Above: Euro-to-Dollar rate shown at weekly intervals.

The Euro was dragged first beneath the 1.10 handle and then the 1.0945 level last week by a series of economic reports that have outright undermined the idea of a Eurozone economic recovery being in the pipeline. 

German factory data suggested strongly last week that the industrial sector remained in a mire in December while retail sales figures also painted the domestic side of the economy in a softer light. This was after both the French and German economies were revealed to have contracted in the final quarter.

Eurostat estimates annualised Eurozone GDP growth of just 1% for last quarter, which pales into insignificance when contrasted with the 2.1% expansion of the exceptionalist U.S. economy and simultaneously illustrates the Euro-to-Dollar rate's predicament. The Euro has long been constrained by a disadvantageous interest rate differential with the U.S., which is not only close to 2% but also becoming entrenched by renewed transatlantic growth divergence. 
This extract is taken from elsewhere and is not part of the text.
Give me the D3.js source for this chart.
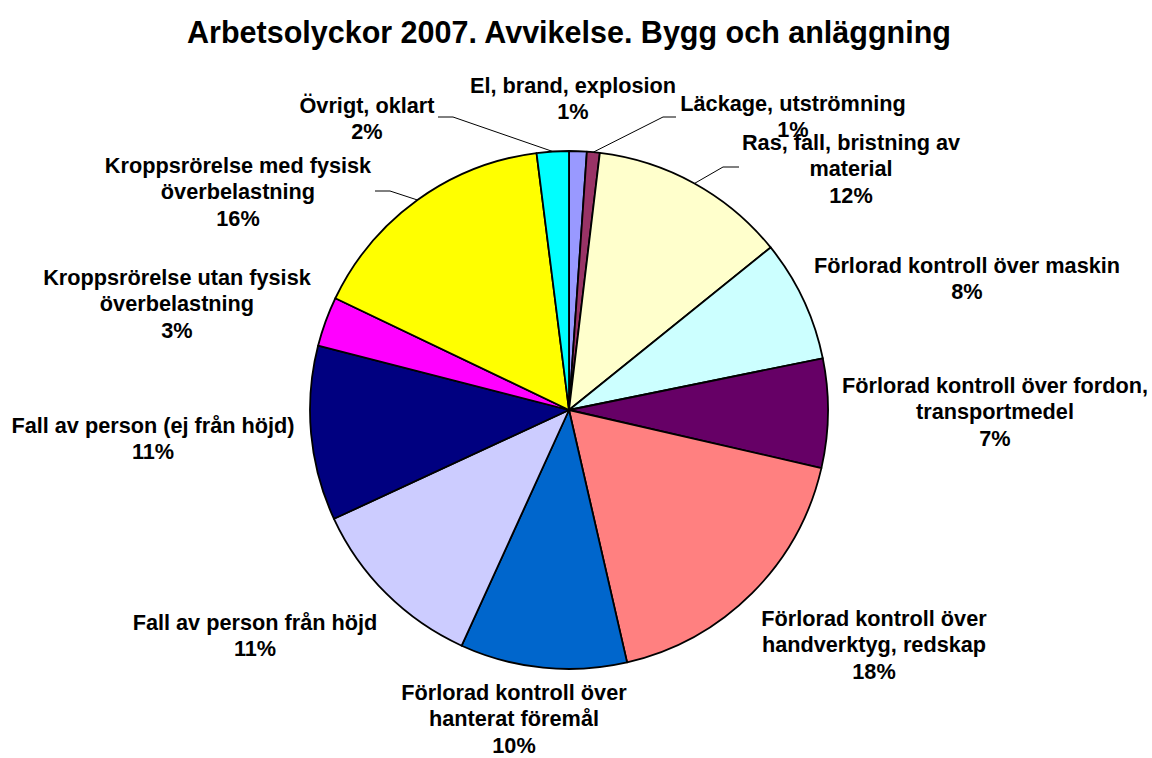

“Consensus forecasts of US growth have improved relative to those of the rest of the world. The 2020 and 20201 GDP consensuses are steady at 1.8% and 1.9% respectively, while we worry about Chinese growth and the knock-on to Europe. Easy money hasn't damaged US appetite for US equities and if lower yields push money out of Treasuries, it mostly heads abroad on an FX-hedged basis at these rates. The dollar probably won't fall until US growth expectations deteriorate,” says Kit Juckes, chief FX strategist at Societe Generale.